I find it curious that if a library does not adopt many of the "changes" trumpeted in recent issues of LJ and charges a minimal fee for services, that library is branded as being "outdated and a disservice to our users" (Harry Courtright, "The modern P.L.," Feedback, LJ 7/10). Additionally, these libraries are accused of not listening to users and not providing what they want and how they want it.
I take issue with the above and the examples used in Courtright's letter. For example, self-service in gas stations, banks, and grocery stores? No one asked me if I wanted these changes. As a matter of fact, in discussions with Home Depot employees, they have told me that the move to self-checkout was simply to cut labor costs and [left] only one cashier on duty...with the result that customers now stand in lines and many cashiers have been laid off. Gas stations? In Pennsylvania the retail gas association went to the legislature back in the day to have self-service approved...again to cut labor costs and shift the work onto the customer...and gas is more expensive in Pennsylvania than in New Jersey, which does not have self-service. If the author of the above letter was going to tout private sector examples for libraries, he should have done his homework.
No users in our library have requested any of the above "changes"! Yes, we do charge for DVDs and CDs with the result that we have one of the largest and most comprehensive collections in the county. Our users are pleased with these collections and do not mind paying a minimal fee to maintain them.
I am sure that politicians would gladly bring on these "changes," with the concomitant reductions in staff and budgets that the adoption of private sector idiocies would entail. Lest we forget, the private sector drove this economy into the worst depression since 1929. Yet some librarians want to emulate these practices? I don't think so.
Breezy but serious
I was surprised to see Margaret-Heilbrun discourage libraries from buying Short Cuts: A Guide to Oaths, Ring Tones, Ransom Notes, Famous Last Words, and Other Forms of Minimalist Communication ("Short Takes: Language," LJ 8/10, p. 88). She states that the book is only "paragraph after paragraph of information," without having been "sifted, connected, contextualized, or edited." This seems an odd complaint, like bemoaning a dictionary not having an overarching story. The co-authors state in their preface that they have made a guide to the geography and cultural history of abbreviated discourse, and the book lives up to this promise.
Like the other books by the Humez brothers (A B C Et Cetera: The Life and Times of the Roman Alphabet, Zero to Lazy Eight: The Romance of Numbers, On the Dot: The Speck That Changed the World), this one is both funny and informative. Yes, it sometimes feels as though the authors want to include everything and the kitchen sink—and the instructions for putting the sink together and a history of plumbing—but that's part of the pleasure of their books. They are lighthearted but take their obligation to their subjects seriously. I plan to continue to order Humez titles for my library despite Heilbrun's review, and I expect that our undergraduates will continue to turn to them regularly when they need a breezy but well-researched and informative topic overview.

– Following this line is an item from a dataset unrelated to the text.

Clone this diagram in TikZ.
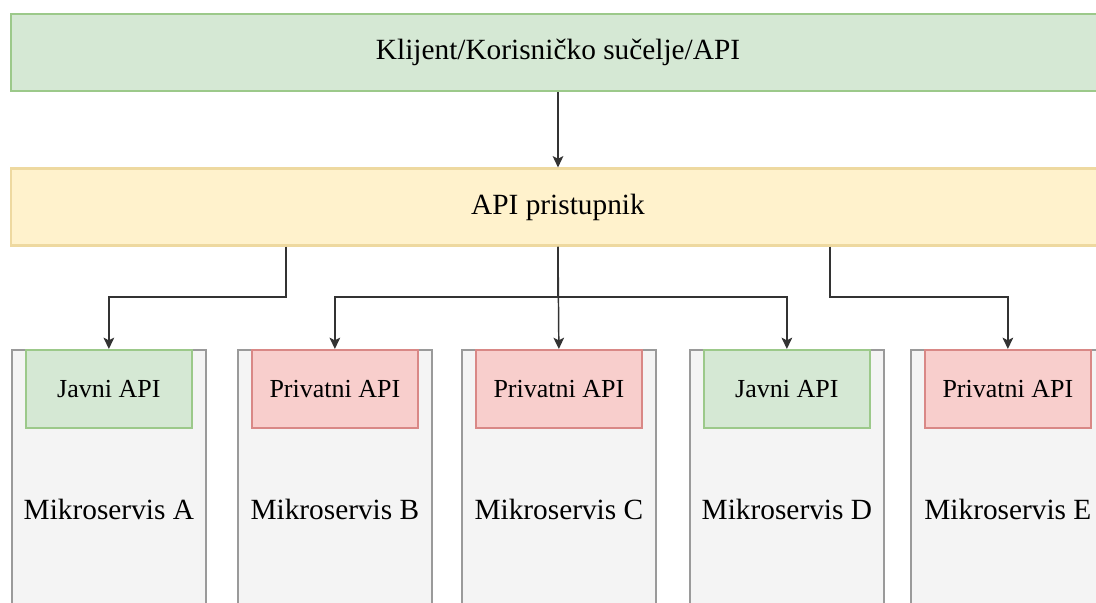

In case it matters, I should say that I know Nick Humez professionally: we both write for Verbatim: The Language Quarterly, Nick far more regularly than I. Because I enjoyed his articles in Verbatim, I began seeking out his books for my library and myself.
Transforming tradition
Barbara Hoffert's "Every Reader a Reviewer" (LJ 9/1/10, p. 22–25) addressed nicely the changing landscape of reviewing, which mirrors that of book publishing. Along with the proliferation of self-published books has come a large growth in self-published reviews. The web has certainly paved the way for everyone to be a reviewer, or, for that matter, an author.
Hoffert nicely encapsulates this by demonstrating that everyone is also an LJ feature article writer. Well, this might be an exaggeration, but I believe the article's strength was due to the input from those of us in the reviewing and library universes. In a sense, the article was like a spirited interactive blog....
I spend a lot of time trolling Amazon for reviews. As might be expected, many of them are terrible, nothing more than posturing. But many of the reviews are excellent, and some are among the best written, surpassing those of well-known authors who use reviews to promote their own soapboxes.
I hope LJ will continue to offer forums on how technologies are not only introducing new services but transforming traditional ones.